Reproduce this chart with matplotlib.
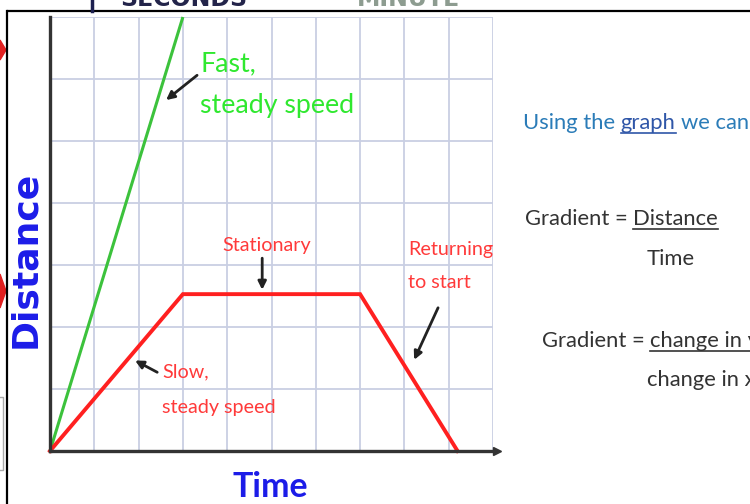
import matplotlib
matplotlib.use("Agg")
import matplotlib.pyplot as plt
from matplotlib.lines import Line2D
from matplotlib.patches import Polygon

W, H = 750, 504

# journeys on the distance-time graph
fast_time = [0, 3]
fast_dist = [0, 7]
slow_time = [0, 3, 7, 9.2]
slow_dist = [0, 2.53, 2.53, 0]

grid_x = list(range(0, 11))
grid_y = list(range(0, 8))

NARROW = ["Lato", "DejaVu Sans"]

GREEN_LINE = "#3cc23c"
GREEN_TEXT = "#2fe82f"
RED_LINE = "#ff2020"
RED_TEXT = "#ff3a3a"
BLUE = "#1c1ce8"


def px(x, y):
    # pixel position (top-left origin) -> figure fraction
    return x / W, 1 - y / H


fig = plt.figure(figsize=(W / 100, H / 100), dpi=100)
fig.patch.set_facecolor("white")

x0, y0 = px(50, 451)
x1, y1 = px(493, 17)
ax = fig.add_axes([x0, y0, x1 - x0, y1 - y0])
ax.set_xlim(0, 10)
ax.set_ylim(0, 7)
ax.set_xticks(grid_x)
ax.set_yticks(grid_y)
ax.tick_params(length=0, labelbottom=False, labelleft=False)
ax.grid(True, color="#c9cfe3", lw=1.3)
ax.set_axisbelow(True)
for s in ["top", "right"]:
    ax.spines[s].set_visible(False)
for s in ["left", "bottom"]:
    ax.spines[s].set_color("#333333")
    ax.spines[s].set_linewidth(2.4)
ax.plot(1.008, 0, ">", color="#333333", ms=6, transform=ax.get_yaxis_transform(), clip_on=False)

ax.plot(fast_time, fast_dist, color=GREEN_LINE, lw=2.2, solid_capstyle="butt", clip_on=False)
ax.plot(slow_time, slow_dist, color=RED_LINE, lw=2.8, solid_joinstyle="miter", clip_on=False)

arrow = dict(arrowstyle="-|>", color="#222222", lw=2, mutation_scale=12, shrinkA=0, shrinkB=0)

# labels on the lines
ax.text(3.39, 6.13, "Fast,", color=GREEN_TEXT, fontsize=19.3, family=NARROW)
ax.text(3.39, 5.45, "steady speed", color=GREEN_TEXT, fontsize=19.3, family=NARROW)
ax.annotate("", xy=(2.62, 5.66), xytext=(3.32, 6.06), arrowprops=arrow)

ax.text(4.88, 3.23, "Stationary", color=RED_TEXT, fontsize=14.2, family=NARROW, ha="center")
ax.annotate("", xy=(4.79, 2.6), xytext=(4.79, 3.11), arrowprops=arrow)

ax.text(8.08, 3.16, "Returning", color=RED_TEXT, fontsize=14.2, family=NARROW)
ax.text(8.08, 2.63, "to start", color=RED_TEXT, fontsize=14.2, family=NARROW)
ax.annotate("", xy=(8.22, 1.47), xytext=(8.76, 2.31), arrowprops=arrow)

ax.text(2.53, 1.18, "Slow,", color=RED_TEXT, fontsize=14.2, family=NARROW)
ax.text(2.53, 0.61, "steady speed", color=RED_TEXT, fontsize=14.2, family=NARROW)
ax.annotate("", xy=(1.92, 1.46), xytext=(2.42, 1.27), arrowprops=arrow)

# axis titles
fig.text(*px(25, 259), "Distance", color=BLUE, fontsize=26, fontweight="bold",
         family="DejaVu Sans", rotation=90, ha="center", va="center")
fig.text(*px(270, 497), "Time", color=BLUE, fontsize=24.5, fontweight="bold",
         family=NARROW, ha="center", va="baseline")

# notes on the right, some words underlined
renderer = fig.canvas.get_renderer()


def runs(x, y, pieces, size=15.8):
    xpos = x
    probe = fig.text(0, 0, "a a", fontsize=size, family=NARROW)
    probe2 = fig.text(0, 0, "aa", fontsize=size, family=NARROW)
    space = probe.get_window_extent(renderer).width - probe2.get_window_extent(renderer).width
    probe.remove()
    probe2.remove()
    for text, color, under in pieces:
        t = fig.text(*px(xpos, y), text, color=color, fontsize=size, family=NARROW, va="baseline")
        bb = t.get_window_extent(renderer)
        if under:
            uy = y + 4
            fig.add_artist(Line2D([bb.x0 / W, bb.x1 / W], [1 - uy / H] * 2,
                                  color=color, lw=1.2, transform=fig.transFigure))
        xpos = bb.x1 + space


runs(523, 129, [("Using the", "#2b7cb8", False), ("graph", "#2f56a8", True), ("we can", "#2b7cb8", False)])
runs(525, 225, [("Gradient =", "#333333", False), ("Distance", "#333333", True)])
runs(647, 265, [("Time", "#333333", False)])
runs(542, 347, [("Gradient =", "#333333", False), ("change in y", "#333333", True)])
runs(647, 386, [("change in x", "#333333", False)])

# slide frame and the edges of neighbouring shapes
fig.add_artist(Line2D([8 / W, 1], [1 - 11 / H] * 2, color="black", lw=1.6, transform=fig.transFigure))
fig.add_artist(Line2D([7 / W] * 2, [1 - 11 / H, 0], color="black", lw=1.6, transform=fig.transFigure))
fig.add_artist(Line2D([92 / W] * 2, [1, 1 - 11 / H], color="#1d2050", lw=2.5, transform=fig.transFigure))
fig.text(*px(120, 6), "SECONDS", color="#23244a", fontsize=17, fontweight="bold", va="baseline")
fig.text(*px(357, 6), "MINUTE", color="#8d9c90", fontsize=17, fontweight="bold", va="baseline")
fig.add_artist(Polygon([px(0, 40), px(6, 50), px(0, 60)], closed=True, color="#e02020",
                       transform=fig.transFigure))
fig.add_artist(Polygon([px(0, 274), px(6, 291), px(0, 308)], closed=True, color="#e02020",
                       transform=fig.transFigure))
fig.add_artist(Line2D([0, 3 / W, 3 / W, 0], [1 - 397 / H, 1 - 397 / H, 1 - 470 / H, 1 - 470 / H],
                      color="#aaaaaa", lw=1, transform=fig.transFigure))

fig.savefig("out.png", dpi=100)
________________
Copy every line in the listing above where the string "matplotlib" turns up.

Full response ::
Reproduce this chart with matplotlib.
import matplotlib
matplotlib.use("Agg")
import matplotlib.pyplot as plt
from matplotlib.lines import Line2D
from matplotlib.patches import Polygon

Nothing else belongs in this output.